──────── DATA IN THIS EXERCISE ────────
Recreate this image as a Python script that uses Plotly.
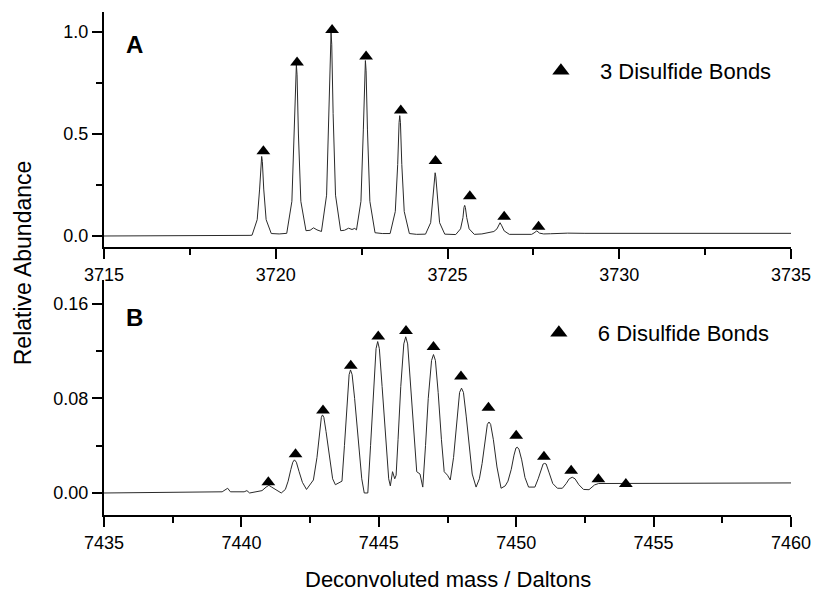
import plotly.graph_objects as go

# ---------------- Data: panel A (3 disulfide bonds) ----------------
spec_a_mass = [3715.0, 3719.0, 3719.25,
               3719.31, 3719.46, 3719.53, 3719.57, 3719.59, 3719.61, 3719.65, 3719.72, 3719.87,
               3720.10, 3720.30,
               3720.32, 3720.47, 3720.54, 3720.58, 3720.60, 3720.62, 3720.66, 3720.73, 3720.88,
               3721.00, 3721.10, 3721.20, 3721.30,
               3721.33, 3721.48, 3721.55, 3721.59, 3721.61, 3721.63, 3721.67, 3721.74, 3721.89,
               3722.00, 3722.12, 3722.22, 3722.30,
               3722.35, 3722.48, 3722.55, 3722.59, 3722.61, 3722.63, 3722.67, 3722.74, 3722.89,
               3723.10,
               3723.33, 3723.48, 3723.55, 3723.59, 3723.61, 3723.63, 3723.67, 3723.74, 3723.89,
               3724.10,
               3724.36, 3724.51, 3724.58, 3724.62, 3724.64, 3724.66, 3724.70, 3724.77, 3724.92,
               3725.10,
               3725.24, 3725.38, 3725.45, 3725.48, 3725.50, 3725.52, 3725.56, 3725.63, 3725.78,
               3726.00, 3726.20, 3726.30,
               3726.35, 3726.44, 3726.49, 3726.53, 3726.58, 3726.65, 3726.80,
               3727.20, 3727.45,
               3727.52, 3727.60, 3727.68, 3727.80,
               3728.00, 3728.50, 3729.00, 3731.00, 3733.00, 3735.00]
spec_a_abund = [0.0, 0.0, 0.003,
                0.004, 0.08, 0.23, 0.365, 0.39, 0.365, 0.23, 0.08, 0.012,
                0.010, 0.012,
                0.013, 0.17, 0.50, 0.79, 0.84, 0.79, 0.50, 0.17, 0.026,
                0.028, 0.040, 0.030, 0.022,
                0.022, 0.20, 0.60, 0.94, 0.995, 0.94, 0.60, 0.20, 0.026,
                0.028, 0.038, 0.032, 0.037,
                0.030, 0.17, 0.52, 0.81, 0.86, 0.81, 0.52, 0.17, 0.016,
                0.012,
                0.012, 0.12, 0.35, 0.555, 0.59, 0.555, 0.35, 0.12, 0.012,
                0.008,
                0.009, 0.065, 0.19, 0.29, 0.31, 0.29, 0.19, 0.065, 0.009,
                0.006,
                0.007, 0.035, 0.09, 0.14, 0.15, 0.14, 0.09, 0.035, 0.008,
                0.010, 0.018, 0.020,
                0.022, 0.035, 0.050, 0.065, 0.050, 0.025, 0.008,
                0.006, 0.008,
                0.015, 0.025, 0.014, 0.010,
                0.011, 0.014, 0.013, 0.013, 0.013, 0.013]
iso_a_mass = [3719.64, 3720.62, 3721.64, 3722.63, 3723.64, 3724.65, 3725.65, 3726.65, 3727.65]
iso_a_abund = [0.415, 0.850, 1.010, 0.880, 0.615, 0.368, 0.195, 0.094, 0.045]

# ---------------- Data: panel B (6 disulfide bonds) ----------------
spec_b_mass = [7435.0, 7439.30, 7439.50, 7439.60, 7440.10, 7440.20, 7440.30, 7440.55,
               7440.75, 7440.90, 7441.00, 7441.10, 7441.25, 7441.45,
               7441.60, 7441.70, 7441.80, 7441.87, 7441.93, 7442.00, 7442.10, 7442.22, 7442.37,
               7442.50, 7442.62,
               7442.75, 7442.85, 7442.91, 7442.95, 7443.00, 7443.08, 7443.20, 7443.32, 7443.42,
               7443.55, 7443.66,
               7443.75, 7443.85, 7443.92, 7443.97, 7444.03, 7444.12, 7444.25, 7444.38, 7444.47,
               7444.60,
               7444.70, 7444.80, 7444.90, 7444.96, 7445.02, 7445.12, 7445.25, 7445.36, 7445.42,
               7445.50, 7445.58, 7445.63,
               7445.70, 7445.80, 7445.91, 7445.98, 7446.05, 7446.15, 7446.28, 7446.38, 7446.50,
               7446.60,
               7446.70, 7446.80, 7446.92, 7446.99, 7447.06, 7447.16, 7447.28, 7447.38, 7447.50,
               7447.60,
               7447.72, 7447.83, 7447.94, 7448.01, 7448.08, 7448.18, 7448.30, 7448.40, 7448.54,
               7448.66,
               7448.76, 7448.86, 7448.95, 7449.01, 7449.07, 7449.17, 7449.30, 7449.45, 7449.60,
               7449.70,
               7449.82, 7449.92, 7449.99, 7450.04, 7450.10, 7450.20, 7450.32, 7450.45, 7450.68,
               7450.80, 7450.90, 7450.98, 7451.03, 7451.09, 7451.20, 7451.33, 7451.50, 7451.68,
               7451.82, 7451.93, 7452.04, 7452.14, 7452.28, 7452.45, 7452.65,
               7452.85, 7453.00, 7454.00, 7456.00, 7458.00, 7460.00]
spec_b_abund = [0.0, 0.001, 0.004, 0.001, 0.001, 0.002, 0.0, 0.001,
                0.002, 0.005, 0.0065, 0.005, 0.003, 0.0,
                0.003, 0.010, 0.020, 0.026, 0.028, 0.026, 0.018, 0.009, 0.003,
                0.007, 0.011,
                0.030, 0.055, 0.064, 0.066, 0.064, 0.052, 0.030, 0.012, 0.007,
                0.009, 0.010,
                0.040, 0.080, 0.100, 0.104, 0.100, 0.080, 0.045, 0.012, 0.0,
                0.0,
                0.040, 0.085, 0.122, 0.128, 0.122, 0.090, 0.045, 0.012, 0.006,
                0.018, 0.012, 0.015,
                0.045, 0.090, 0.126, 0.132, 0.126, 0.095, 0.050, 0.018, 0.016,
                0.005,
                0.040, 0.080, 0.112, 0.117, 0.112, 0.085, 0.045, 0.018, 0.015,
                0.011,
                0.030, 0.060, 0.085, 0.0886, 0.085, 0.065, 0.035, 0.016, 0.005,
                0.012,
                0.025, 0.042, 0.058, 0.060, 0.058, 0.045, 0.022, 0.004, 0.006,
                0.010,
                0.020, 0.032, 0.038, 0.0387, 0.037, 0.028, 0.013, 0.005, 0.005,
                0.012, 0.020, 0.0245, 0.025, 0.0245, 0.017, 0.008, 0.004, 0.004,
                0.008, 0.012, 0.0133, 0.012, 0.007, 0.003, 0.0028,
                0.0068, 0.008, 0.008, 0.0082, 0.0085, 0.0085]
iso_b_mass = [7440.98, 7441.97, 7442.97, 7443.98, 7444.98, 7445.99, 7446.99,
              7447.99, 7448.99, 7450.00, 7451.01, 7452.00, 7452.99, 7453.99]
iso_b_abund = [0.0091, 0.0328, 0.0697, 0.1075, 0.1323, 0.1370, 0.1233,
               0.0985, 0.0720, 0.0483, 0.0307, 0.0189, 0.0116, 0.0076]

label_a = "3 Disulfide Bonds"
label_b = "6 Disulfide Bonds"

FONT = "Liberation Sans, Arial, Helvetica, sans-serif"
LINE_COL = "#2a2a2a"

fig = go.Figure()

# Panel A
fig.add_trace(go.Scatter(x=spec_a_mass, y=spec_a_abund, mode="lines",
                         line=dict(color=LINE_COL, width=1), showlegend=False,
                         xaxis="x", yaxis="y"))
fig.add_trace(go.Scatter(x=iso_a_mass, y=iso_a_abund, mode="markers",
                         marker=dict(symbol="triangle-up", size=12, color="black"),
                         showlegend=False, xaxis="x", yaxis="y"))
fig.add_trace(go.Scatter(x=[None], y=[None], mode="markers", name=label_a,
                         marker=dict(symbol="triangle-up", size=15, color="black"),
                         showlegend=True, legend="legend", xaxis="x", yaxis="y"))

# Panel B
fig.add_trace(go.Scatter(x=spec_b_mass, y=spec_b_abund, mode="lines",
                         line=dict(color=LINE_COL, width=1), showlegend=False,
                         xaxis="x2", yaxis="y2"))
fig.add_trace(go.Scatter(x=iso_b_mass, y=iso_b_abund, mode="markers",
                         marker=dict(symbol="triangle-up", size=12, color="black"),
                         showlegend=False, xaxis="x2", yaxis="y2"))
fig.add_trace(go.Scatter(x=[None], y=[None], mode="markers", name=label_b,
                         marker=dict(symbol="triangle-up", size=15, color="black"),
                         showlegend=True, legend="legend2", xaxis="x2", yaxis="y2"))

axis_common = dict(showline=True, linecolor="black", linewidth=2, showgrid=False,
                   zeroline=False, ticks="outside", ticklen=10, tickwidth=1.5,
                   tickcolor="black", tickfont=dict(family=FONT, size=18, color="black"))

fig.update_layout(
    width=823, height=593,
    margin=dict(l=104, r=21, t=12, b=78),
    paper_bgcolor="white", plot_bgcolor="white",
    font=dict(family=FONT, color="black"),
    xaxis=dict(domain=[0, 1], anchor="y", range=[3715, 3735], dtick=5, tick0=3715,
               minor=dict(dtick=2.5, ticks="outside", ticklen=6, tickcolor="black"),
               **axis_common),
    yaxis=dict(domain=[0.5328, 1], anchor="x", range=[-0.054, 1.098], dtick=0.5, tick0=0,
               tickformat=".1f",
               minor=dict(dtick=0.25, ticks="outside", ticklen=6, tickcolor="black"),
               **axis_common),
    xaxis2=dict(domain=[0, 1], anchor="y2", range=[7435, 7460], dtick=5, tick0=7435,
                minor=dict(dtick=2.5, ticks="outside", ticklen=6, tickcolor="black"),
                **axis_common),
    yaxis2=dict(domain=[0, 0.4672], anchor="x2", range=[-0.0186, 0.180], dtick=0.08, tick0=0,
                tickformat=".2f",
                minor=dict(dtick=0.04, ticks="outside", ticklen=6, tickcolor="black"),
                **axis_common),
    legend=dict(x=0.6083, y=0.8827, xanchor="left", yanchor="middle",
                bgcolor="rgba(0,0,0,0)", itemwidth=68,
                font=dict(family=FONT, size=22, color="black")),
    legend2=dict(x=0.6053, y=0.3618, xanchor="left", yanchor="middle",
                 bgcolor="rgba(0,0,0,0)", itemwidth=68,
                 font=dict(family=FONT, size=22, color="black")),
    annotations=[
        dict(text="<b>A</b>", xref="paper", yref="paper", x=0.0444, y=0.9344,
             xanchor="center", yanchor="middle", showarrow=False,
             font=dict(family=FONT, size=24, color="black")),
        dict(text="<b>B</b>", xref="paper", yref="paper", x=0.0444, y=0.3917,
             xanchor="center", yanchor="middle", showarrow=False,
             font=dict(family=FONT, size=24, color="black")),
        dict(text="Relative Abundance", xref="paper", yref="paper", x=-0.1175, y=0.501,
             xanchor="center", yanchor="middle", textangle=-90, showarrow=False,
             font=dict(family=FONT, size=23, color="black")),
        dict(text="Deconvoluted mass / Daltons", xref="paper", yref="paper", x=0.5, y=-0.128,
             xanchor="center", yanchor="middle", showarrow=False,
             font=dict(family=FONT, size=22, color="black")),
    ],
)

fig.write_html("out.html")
────────
──────── DATA IN THIS EXERCISE ────────
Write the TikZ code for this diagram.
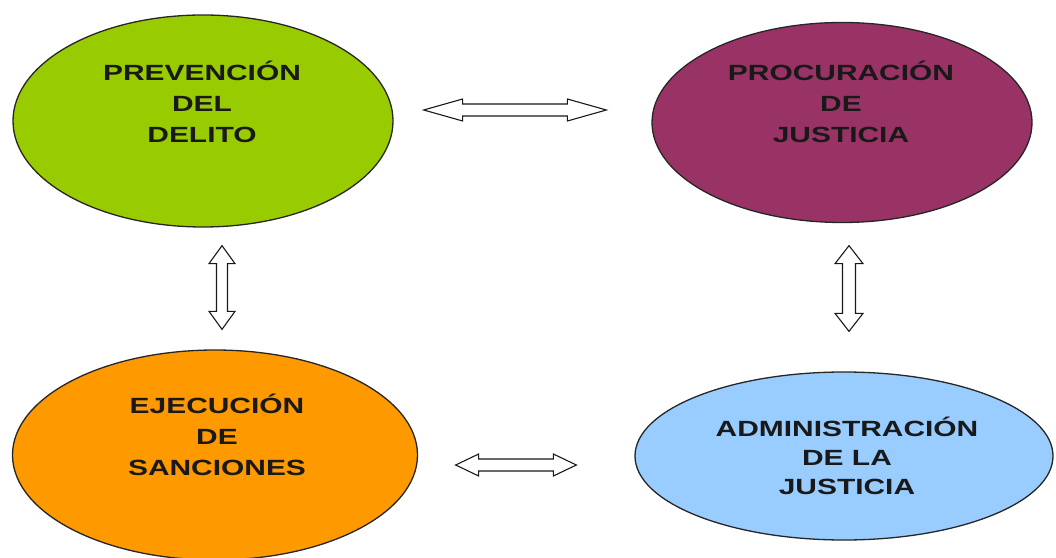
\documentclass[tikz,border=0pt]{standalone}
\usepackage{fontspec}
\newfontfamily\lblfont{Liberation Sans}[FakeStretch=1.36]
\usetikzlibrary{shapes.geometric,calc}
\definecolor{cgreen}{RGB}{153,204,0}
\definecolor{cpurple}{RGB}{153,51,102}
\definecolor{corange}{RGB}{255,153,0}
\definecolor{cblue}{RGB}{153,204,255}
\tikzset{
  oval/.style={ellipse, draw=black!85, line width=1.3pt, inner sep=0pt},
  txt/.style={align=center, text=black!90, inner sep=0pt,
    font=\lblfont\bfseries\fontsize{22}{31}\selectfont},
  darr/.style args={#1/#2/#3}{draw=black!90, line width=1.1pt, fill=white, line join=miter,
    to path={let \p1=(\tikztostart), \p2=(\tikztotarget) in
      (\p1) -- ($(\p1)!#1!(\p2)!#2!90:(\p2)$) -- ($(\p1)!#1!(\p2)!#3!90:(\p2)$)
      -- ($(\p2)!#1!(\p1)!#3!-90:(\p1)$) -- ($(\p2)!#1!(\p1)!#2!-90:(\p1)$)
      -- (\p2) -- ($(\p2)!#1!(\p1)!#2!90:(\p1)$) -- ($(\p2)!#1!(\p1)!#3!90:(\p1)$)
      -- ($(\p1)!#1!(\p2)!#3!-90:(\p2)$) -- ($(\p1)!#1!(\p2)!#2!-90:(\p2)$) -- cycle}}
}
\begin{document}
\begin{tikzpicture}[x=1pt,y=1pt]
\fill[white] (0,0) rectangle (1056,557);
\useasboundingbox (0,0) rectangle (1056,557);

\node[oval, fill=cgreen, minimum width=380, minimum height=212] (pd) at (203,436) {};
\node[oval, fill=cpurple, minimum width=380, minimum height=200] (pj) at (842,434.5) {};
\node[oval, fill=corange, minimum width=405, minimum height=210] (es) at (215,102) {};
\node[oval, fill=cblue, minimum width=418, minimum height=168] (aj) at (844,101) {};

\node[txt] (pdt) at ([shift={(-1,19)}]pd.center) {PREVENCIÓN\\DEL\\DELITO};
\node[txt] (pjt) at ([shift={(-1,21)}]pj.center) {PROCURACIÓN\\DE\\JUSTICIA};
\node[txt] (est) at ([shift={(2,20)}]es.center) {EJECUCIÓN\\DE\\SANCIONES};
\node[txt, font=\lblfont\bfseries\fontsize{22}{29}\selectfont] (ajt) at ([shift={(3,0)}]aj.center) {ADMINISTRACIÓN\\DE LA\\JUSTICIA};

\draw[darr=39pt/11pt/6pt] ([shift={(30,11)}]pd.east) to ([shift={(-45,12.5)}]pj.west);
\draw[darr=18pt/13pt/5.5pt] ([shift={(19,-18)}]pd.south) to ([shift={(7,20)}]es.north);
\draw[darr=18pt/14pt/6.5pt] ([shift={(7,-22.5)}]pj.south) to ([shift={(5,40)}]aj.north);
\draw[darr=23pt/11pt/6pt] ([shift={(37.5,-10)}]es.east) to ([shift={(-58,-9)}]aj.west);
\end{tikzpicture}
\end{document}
────────
──────── DATA IN THIS EXERCISE ────────
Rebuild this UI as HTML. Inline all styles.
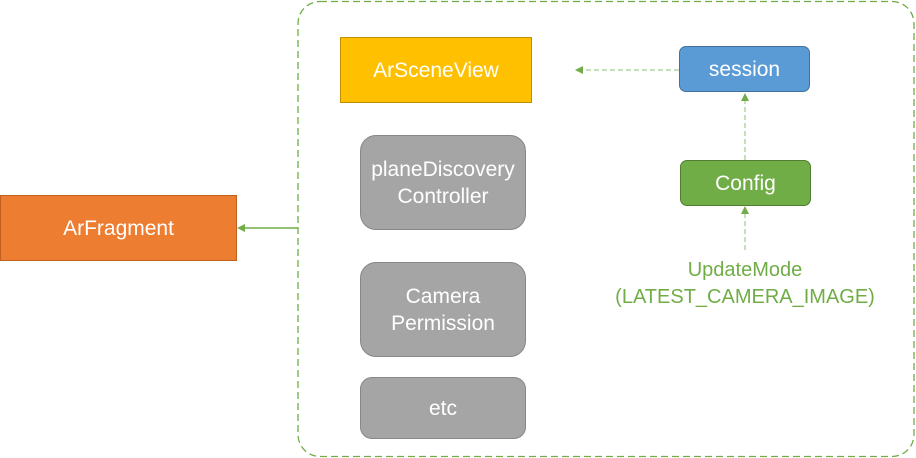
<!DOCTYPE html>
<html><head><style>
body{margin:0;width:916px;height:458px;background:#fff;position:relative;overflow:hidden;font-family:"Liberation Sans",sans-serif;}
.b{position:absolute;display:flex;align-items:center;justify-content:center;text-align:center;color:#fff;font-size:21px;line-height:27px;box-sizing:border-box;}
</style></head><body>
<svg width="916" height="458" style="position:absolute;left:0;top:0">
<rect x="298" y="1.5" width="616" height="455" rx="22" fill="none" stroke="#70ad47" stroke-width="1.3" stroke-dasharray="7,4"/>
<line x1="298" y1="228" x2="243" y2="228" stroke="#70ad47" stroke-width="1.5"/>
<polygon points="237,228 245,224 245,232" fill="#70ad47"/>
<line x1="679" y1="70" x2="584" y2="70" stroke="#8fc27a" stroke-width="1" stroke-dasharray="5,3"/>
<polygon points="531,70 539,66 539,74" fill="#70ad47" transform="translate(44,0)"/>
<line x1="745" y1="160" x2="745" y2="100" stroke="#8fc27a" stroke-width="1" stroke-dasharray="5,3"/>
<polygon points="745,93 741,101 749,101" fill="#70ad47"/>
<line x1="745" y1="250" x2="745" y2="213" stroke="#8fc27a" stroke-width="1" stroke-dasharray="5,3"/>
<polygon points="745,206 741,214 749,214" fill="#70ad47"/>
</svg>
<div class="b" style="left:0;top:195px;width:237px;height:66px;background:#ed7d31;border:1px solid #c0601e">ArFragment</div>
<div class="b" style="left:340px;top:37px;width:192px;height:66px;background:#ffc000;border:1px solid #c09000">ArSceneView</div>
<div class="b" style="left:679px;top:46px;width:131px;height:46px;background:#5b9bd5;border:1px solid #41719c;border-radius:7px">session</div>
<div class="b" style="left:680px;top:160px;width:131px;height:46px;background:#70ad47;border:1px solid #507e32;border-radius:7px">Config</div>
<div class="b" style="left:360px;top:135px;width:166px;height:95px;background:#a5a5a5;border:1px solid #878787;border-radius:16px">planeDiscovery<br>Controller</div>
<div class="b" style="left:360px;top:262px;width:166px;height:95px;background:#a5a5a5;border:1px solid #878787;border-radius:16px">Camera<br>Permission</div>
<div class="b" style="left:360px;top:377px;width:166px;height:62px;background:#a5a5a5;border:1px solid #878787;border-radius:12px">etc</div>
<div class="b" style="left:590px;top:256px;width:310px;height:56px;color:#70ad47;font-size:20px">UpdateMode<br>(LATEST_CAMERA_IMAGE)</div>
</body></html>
────────
— YOUR INSTRUCTIONS —
Leave the pictures out, and transcribe exactly the lines above starting at the one that contains "Recreate this image" and ending at the one that contains "import plotly.graph_objects as go".

— ANSWER —
Recreate this image as a Python script that uses Plotly.
import plotly.graph_objects as go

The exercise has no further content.